▶ **GIVEN INFORMATION**:
------------
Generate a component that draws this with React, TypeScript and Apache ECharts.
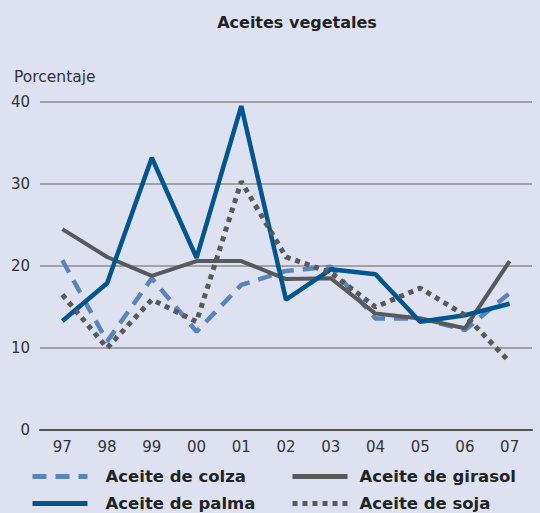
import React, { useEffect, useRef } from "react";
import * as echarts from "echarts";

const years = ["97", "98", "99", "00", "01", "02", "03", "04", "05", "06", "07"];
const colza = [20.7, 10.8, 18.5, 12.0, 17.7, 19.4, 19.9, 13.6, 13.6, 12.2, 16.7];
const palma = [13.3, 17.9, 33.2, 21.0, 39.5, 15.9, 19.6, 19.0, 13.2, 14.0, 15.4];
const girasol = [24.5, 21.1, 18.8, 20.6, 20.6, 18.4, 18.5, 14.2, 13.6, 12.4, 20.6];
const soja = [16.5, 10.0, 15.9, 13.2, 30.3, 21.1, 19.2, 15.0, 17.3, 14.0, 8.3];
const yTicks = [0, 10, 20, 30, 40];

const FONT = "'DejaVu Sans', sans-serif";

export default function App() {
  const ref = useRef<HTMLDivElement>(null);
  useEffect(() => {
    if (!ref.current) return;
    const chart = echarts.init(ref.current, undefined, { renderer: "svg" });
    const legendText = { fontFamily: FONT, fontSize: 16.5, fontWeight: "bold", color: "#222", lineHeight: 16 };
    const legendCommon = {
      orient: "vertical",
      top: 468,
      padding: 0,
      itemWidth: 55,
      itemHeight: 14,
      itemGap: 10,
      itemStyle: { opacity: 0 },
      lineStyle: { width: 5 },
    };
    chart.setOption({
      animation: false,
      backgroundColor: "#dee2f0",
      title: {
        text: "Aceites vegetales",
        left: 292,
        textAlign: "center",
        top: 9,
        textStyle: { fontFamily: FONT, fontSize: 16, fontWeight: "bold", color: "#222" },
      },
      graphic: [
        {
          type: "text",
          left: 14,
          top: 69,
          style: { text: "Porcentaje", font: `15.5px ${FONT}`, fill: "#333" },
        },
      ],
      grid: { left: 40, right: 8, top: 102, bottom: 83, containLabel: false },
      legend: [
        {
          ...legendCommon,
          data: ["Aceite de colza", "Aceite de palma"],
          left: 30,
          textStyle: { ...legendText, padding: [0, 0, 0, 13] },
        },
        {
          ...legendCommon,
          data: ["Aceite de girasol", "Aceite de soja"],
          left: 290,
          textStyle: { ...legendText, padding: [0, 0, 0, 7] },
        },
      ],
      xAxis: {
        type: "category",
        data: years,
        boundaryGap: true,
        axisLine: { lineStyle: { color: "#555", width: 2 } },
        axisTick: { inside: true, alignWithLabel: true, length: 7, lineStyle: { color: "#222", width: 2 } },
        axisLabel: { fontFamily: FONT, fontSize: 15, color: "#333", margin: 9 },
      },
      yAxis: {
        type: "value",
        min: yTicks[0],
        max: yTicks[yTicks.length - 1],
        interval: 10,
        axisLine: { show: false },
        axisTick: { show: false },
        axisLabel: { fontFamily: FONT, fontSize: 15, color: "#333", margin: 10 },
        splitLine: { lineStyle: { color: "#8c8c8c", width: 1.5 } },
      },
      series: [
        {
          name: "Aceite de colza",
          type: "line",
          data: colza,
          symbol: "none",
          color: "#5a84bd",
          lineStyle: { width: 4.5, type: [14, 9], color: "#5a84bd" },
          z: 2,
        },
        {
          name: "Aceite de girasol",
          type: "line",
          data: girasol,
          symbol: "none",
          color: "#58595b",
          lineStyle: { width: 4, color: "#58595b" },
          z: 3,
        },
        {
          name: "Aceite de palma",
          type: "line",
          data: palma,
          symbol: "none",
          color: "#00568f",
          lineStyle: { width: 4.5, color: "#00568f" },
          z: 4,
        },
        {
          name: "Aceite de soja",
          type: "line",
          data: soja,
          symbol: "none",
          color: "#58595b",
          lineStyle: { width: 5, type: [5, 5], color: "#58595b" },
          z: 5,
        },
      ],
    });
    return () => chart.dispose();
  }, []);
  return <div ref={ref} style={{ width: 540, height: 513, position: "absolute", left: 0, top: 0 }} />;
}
------------
▶ **WRITTEN PROBLEM**:
Isolate each line of the listing above that includes "React". Copy it.

▶ **OUTPUT OF THE TASK**:
Generate a component that draws this with React, TypeScript and Apache ECharts.
import React, { useEffect, useRef } from "react";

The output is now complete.